Lastly, and perhaps most tragically, there are those who have become children of God and then have chosen to leave His care. These children have chosen to walk away from their Heavenly Father, have rejected His love, and have unnaturally cast off their Father in favor of a murderous liar, unloving and hateful companion, and inevitable destruction. These, too, are out there on their own and these will also certainly die.

Where do you find yourself in these three groups? Two of them are going to be lost eternally, only one will be saved...where do you see yourself and what biblical proof do you have to show the truth of your position? Leaving the care of our Heavenly Father is unnatural, it is unwise, it will only result in our eternal death. Refusing to obey God is also unnatural, unwise, and also only results in eternal death. Choosing to draw near to our Father, submit to His will, and obey Him completely is natural, wise, and will result in eternal life. Knowing the choices before us, what will we do? 

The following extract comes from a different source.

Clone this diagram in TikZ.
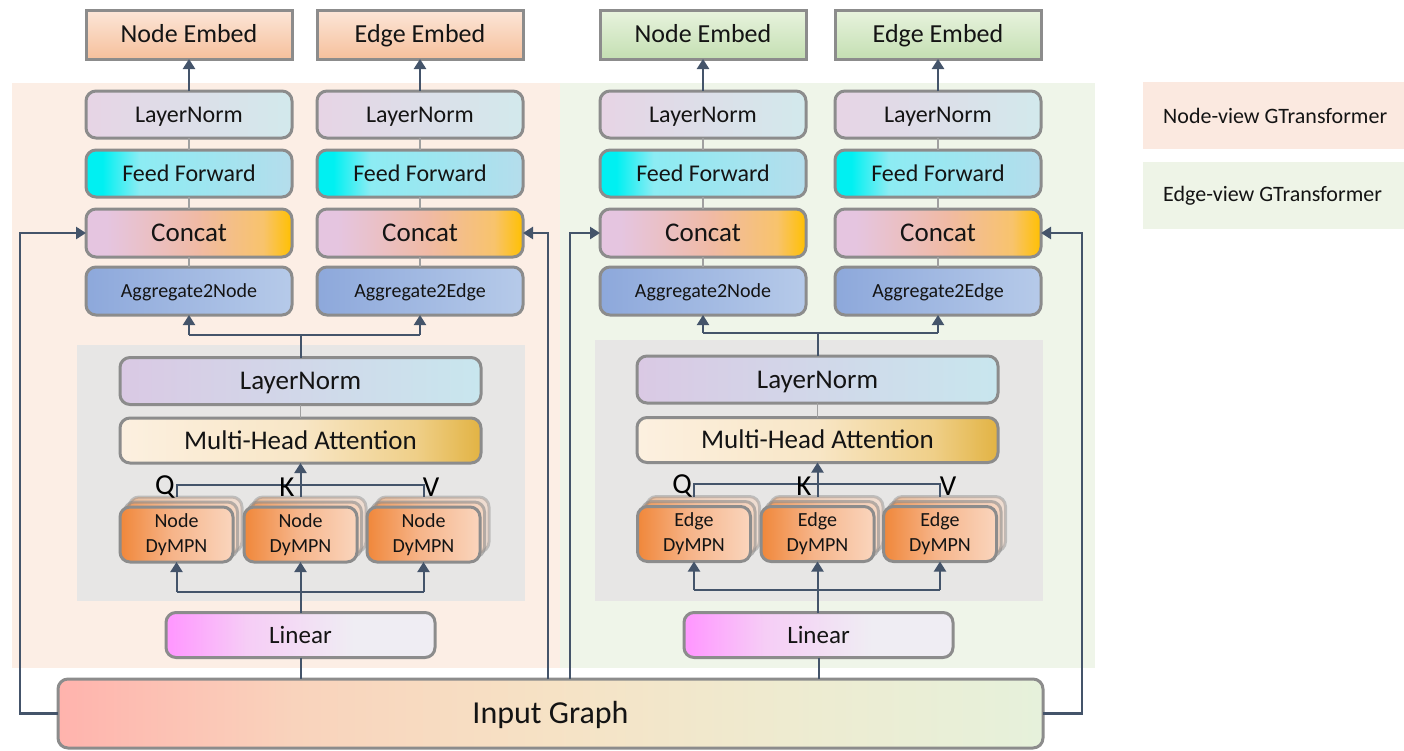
\documentclass[tikz,border=0pt]{standalone}
\usepackage{fontspec}
\setmainfont{Carlito}
\usetikzlibrary{arrows.meta,calc}
\definecolor{bordergray}{HTML}{8C8C8C}
\definecolor{conncol}{HTML}{44546A}
\definecolor{thingray}{HTML}{A0A0A0}
\definecolor{panelL}{HTML}{FCEEE5}
\definecolor{panelR}{HTML}{EFF5E9}
\definecolor{innergray}{HTML}{E7E6E5}
\definecolor{legL}{HTML}{FBE9E0}
\definecolor{legR}{HTML}{EEF4E7}
\definecolor{txt}{HTML}{141414}
\definecolor{ffA}{HTML}{00F0F2}
\definecolor{ffB}{HTML}{8CECF3}
\definecolor{ffC}{HTML}{B5DDEC}
\definecolor{ccA}{HTML}{E5C5E0}
\definecolor{ccB}{HTML}{F0BAA5}
\definecolor{ccC}{HTML}{F8C36C}
\definecolor{ccD}{HTML}{FFC000}
\definecolor{linA}{HTML}{FF99FF}
\definecolor{linB}{HTML}{F6CDF6}
\definecolor{linC}{HTML}{EFEDF3}
\definecolor{igA}{HTML}{FFB3AD}
\definecolor{igB}{HTML}{F9D3BC}
\definecolor{igC}{HTML}{F6E2C5}
\definecolor{igD}{HTML}{EEEBD0}
\definecolor{igE}{HTML}{E6F1DB}
\definecolor{mhA}{HTML}{FCF0E0}
\definecolor{mhB}{HTML}{F8E6C6}
\definecolor{mhC}{HTML}{EFCF88}
\definecolor{mhD}{HTML}{E2B343}
\definecolor{dyA}{HTML}{F0873A}
\definecolor{dyB}{HTML}{F6B489}
\definecolor{dyC}{HTML}{FAD5BD}
\pgfdeclarehorizontalshading{ffshade}{100bp}{color(0bp)=(ffA); color(29bp)=(ffA); color(38bp)=(ffB); color(75bp)=(ffC); color(100bp)=(ffC)}
\pgfdeclarehorizontalshading{ccshade}{100bp}{color(0bp)=(ccA); color(30bp)=(ccA); color(52bp)=(ccB); color(68bp)=(ccC); color(75bp)=(ccD); color(100bp)=(ccD)}
\pgfdeclarehorizontalshading{linshade}{100bp}{color(0bp)=(linA); color(26bp)=(linA); color(40bp)=(linB); color(60bp)=(linC); color(100bp)=(linC)}
\pgfdeclarehorizontalshading{igshade}{100bp}{color(0bp)=(igA); color(25bp)=(igA); color(37bp)=(igB); color(50bp)=(igC); color(62bp)=(igD); color(75bp)=(igE); color(100bp)=(igE)}
\pgfdeclarehorizontalshading{mhshade}{100bp}{color(0bp)=(mhA); color(25bp)=(mhA); color(50bp)=(mhB); color(66bp)=(mhC); color(75bp)=(mhD); color(100bp)=(mhD)}
\pgfdeclarehorizontalshading{dyshade}{100bp}{color(0bp)=(dyA); color(25bp)=(dyA); color(48bp)=(dyB); color(75bp)=(dyC); color(100bp)=(dyC)}
\newcommand\fsz[1]{\fontsize{#1}{#1}\selectfont}
\newcommand\dystack[4]{%
  \node[dybox,opacity=.45] (#1b2) at (#2+9,#3-10) {};
  \node[dybox,opacity=.6] (#1b1) at (#2+4.5,#3-5) {};
  \node[dybox] (#1) at (#2,#3) {#4\\DyMPN};
}
\tikzset{
  base/.style={draw=bordergray, line width=3pt, inner sep=0pt, outer sep=0pt, text=txt},
  rbox/.style={base, rounded corners=10pt},
  tx/.style 2 args={text height=#1, text depth=#2},
  embedO/.style={base, tx={22.4pt}{5.7pt}, top color={rgb,255:red,252;green,230;blue,216}, bottom color={rgb,255:red,246;green,192;blue,156}, minimum width=206pt, minimum height=49pt, font=\fsz{26}},
  embedG/.style={base, tx={22.4pt}{5.7pt}, top color={rgb,255:red,232;green,243;blue,222}, bottom color={rgb,255:red,196;green,223;blue,178}, minimum width=206pt, minimum height=49pt, font=\fsz{26}},
  lnS/.style={rbox, tx={20.6pt}{5.3pt}, left color={rgb,255:red,231;green,212;blue,229}, right color={rgb,255:red,210;green,233;blue,236}, minimum width=206pt, minimum height=47pt, font=\fsz{24}},
  ffbox/.style={rbox, tx={20.6pt}{5.3pt}, shade, shading=ffshade, minimum width=206pt, minimum height=47pt, font=\fsz{24}},
  ccbox/.style={rbox, tx={23.2pt}{5.9pt}, shade, shading=ccshade, minimum width=206pt, minimum height=48pt, font=\fsz{27}},
  aggbox/.style={rbox, tx={17.2pt}{4.4pt}, left color={rgb,255:red,141;green,168;blue,219}, right color={rgb,255:red,182;green,202;blue,233}, minimum width=206pt, minimum height=48pt, font=\fsz{20}},
  lnB/.style={rbox, tx={23.2pt}{5.9pt}, left color={rgb,255:red,218;green,201;blue,228}, right color={rgb,255:red,200;green,230;blue,238}, minimum width=361pt, minimum height=47pt, font=\fsz{27}},
  mhbox/.style={rbox, tx={23.2pt}{5.9pt}, shade, shading=mhshade, minimum width=361pt, minimum height=45pt, font=\fsz{27}},
  dybox/.style={rbox, shade, shading=dyshade, minimum width=113pt, minimum height=55pt, font=\fontsize{20}{25}\selectfont, align=center},
  linbox/.style={rbox, tx={21.5pt}{5.5pt}, shade, shading=linshade, minimum width=269pt, minimum height=45pt, font=\fsz{25}},
  igbox/.style={rbox, tx={27.5pt}{7pt}, shade, shading=igshade, minimum width=985pt, minimum height=69pt, font=\fsz{32}},
  qkv/.style={inner sep=0pt, text=black, font=\fsz{29}},
  legtext/.style={inner sep=0pt, anchor=west, text=txt, font=\fsz{22}},
  conn/.style={draw=conncol, line width=2.6pt},
  arr/.style={conn, -{Triangle[length=10pt,width=12pt]}},
  thinconn/.style={draw=conncol, line width=2pt},
  thinarr/.style={thinconn, -{Triangle[length=10pt,width=12pt]}},
  link/.style={draw=thingray, line width=1.6pt},
}
\begin{document}
\begin{tikzpicture}[x=1pt,y=-1pt]
\useasboundingbox (0,0) rectangle (1404,750);
% panels
\fill[panelL] (12,83) rectangle (560,668);
\fill[panelR] (560,83) rectangle (1095,668);
\fill[innergray] (77,345) rectangle (525,601);
\fill[innergray] (595,340) rectangle (1043,601);
% legend
\fill[legL] (1143,82) rectangle (1404,149);
\fill[legR] (1143,162) rectangle (1404,229);
\node[legtext] (legN) at (1163,115.5) {Node-view GTransformer};
\node[legtext] (legE) at (1163,195.5) {Edge-view GTransformer};
% coordinates for connector routing
\coordinate (jL) at (0,335);
\coordinate (jR) at (0,333);
\coordinate (qL) at (0,485);
\coordinate (qR) at (0,484);
\coordinate (fL) at (0,592);
\coordinate (fR) at (0,590);
\coordinate (xLL) at (20,0);
\coordinate (xLR) at (548,0);
\coordinate (xRL) at (570,0);
\coordinate (xRR) at (1082,0);
% ---------- left panel ----------
\node[embedO] (eA) at (189,34.5) {Node Embed};
\node[embedO] (eB) at (420,34.5) {Edge Embed};
\node[lnS] (lA) at (189,114.5) {LayerNorm};
\node[lnS] (lB) at (420,114.5) {LayerNorm};
\node[ffbox] (fA) at (189,173.5) {Feed Forward};
\node[ffbox] (fB) at (420,173.5) {Feed Forward};
\node[ccbox] (cA) at (189,233) {Concat};
\node[ccbox] (cB) at (420,233) {Concat};
\node[aggbox] (aA) at (189,291) {Aggregate2Node};
\node[aggbox] (aB) at (420,291) {Aggregate2Edge};
\node[lnB] (blA) at (300.5,381) {LayerNorm};
\node[mhbox] (mA) at (300.5,440.5) {Multi-Head Attention};
\dystack{nq}{176.5}{534.5}{Node}
\dystack{nk}{300.5}{534.5}{Node}
\dystack{nv}{423.5}{534.5}{Node}
\node[linbox] (linA) at (300.5,635) {Linear};
% ---------- right panel ----------
\node[embedG] (eC) at (703,34.5) {Node Embed};
\node[embedG] (eD) at (938,34.5) {Edge Embed};
\node[lnS] (lC) at (703,114.5) {LayerNorm};
\node[lnS] (lD) at (938,114.5) {LayerNorm};
\node[ffbox] (fC) at (703,173.5) {Feed Forward};
\node[ffbox] (fD) at (938,173.5) {Feed Forward};
\node[ccbox] (cC) at (703,233) {Concat};
\node[ccbox] (cD) at (938,233) {Concat};
\node[aggbox] (aC) at (703,291) {Aggregate2Node};
\node[aggbox] (aD) at (938,291) {Aggregate2Edge};
\node[lnB] (blB) at (817.5,379.5) {LayerNorm};
\node[mhbox] (mB) at (817.5,440) {Multi-Head Attention};
\dystack{eq}{694}{534}{Edge}
\dystack{ek}{817.5}{534}{Edge}
\dystack{ev}{940}{534}{Edge}
\node[linbox] (linB) at (818.5,635) {Linear};
% input graph
\node[igbox] (ig) at (550.5,713.5) {Input Graph};
% ---------- gray links ----------
\foreach \s in {A,B,C,D}{
  \draw[link] (l\s.south) -- (f\s.north);
  \draw[link] (f\s.south) -- (c\s.north);
  \draw[link] (c\s.south) -- (a\s.north);
}
\draw[link] (blA.south) -- (mA.north);
\draw[link] (blB.south) -- (mB.north);
% ---------- arrows to embeds ----------
\foreach \s in {A,B,C,D}{
  \draw[arr] (l\s.north) -- (e\s.south);
}
% ---------- aggregate junctions ----------
\draw[thinconn] (blA.north) -- (blA.north |- jL);
\draw[thinconn] (aA.south |- jL) -- (aB.south |- jL);
\draw[thinarr] (aA.south |- jL) -- (aA.south);
\draw[thinarr] (aB.south |- jL) -- (aB.south);
\draw[thinconn] (blB.north) -- (blB.north |- jR);
\draw[thinconn] (aC.south |- jR) -- (aD.south |- jR);
\draw[thinarr] (aC.south |- jR) -- (aC.south);
\draw[thinarr] (aD.south |- jR) -- (aD.south);
% ---------- Q K V ----------
\draw[thinconn] (nq.north |- nqb2.north) -- (nq.north |- qL) -- (nv.north |- qL) -- (nv.north |- nvb2.north);
\draw[thinarr] (nk.north |- nkb2.north) -- (nk.north |- mA.south);
\draw[thinconn] (eq.north |- eqb2.north) -- (eq.north |- qR) -- (ev.north |- qR) -- (ev.north |- evb2.north);
\draw[thinarr] (ek.north |- ekb2.north) -- (ek.north |- mB.south);
\node[qkv] (qlA) at (165,487) {Q};
\node[qkv] (klA) at (287,487) {K};
\node[qkv] (vlA) at (431,487) {V};
\node[qkv] (qlB) at (682,486) {Q};
\node[qkv] (klB) at (804,486) {K};
\node[qkv] (vlB) at (948,486) {V};
% ---------- fan from Linear ----------
\draw[thinconn] (nq.south |- fL) -- (nv.south |- fL);
\draw[thinarr] (nq.south |- fL) -- (nq.south);
\draw[thinarr] (nv.south |- fL) -- (nv.south);
\draw[thinarr] (nk.south |- linA.north) -- (nk.south);
\draw[thinconn] (eq.south |- fR) -- (ev.south |- fR);
\draw[thinarr] (eq.south |- fR) -- (eq.south);
\draw[thinarr] (ev.south |- fR) -- (ev.south);
\draw[thinarr] (ek.south |- linB.north) -- (ek.south);
% ---------- Linear to input graph ----------
\draw[thinconn] (linA.south) -- (linA.south |- ig.north);
\draw[thinconn] (linB.south) -- (linB.south |- ig.north);
% ---------- long side connectors ----------
\draw[arr] (ig.west) -| (xLL |- cA.west) -- (cA.west);
\draw[arr] (xLR |- ig.north) -- (xLR |- cB.east) -- (cB.east);
\draw[arr] (xRL |- ig.north) -- (xRL |- cC.west) -- (cC.west);
\draw[arr] (ig.east) -| (xRR |- cD.east) -- (cD.east);
\end{tikzpicture}
\end{document}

Keep in mind, that while we may make the choice to be God's children, according to His will and obeying His commands, there are many in the world who have made the choice to not do so. Our job is to find these lost souls, extend the gospel to them, and give them the opportunity to be born into, or restored to, the family of God. 

As a parting thought, let's consider this: 
If we physically saw a child out in the cold, suffering from malnutrition, abandoned, and dying; would we leave them to fend for themselves? Certainly not. So why would we change our behavior toward those who are spiritually out in the cold of the world, suffering from malnutrition by not hearing the gospel of Jesus Christ, abandoned and alone in their sin, and dying daily? Let's make sure we're truly in the family of God, and once that is the case, let's go help others to find their way to the truth so they can become God's children and enjoy the blessings of His care.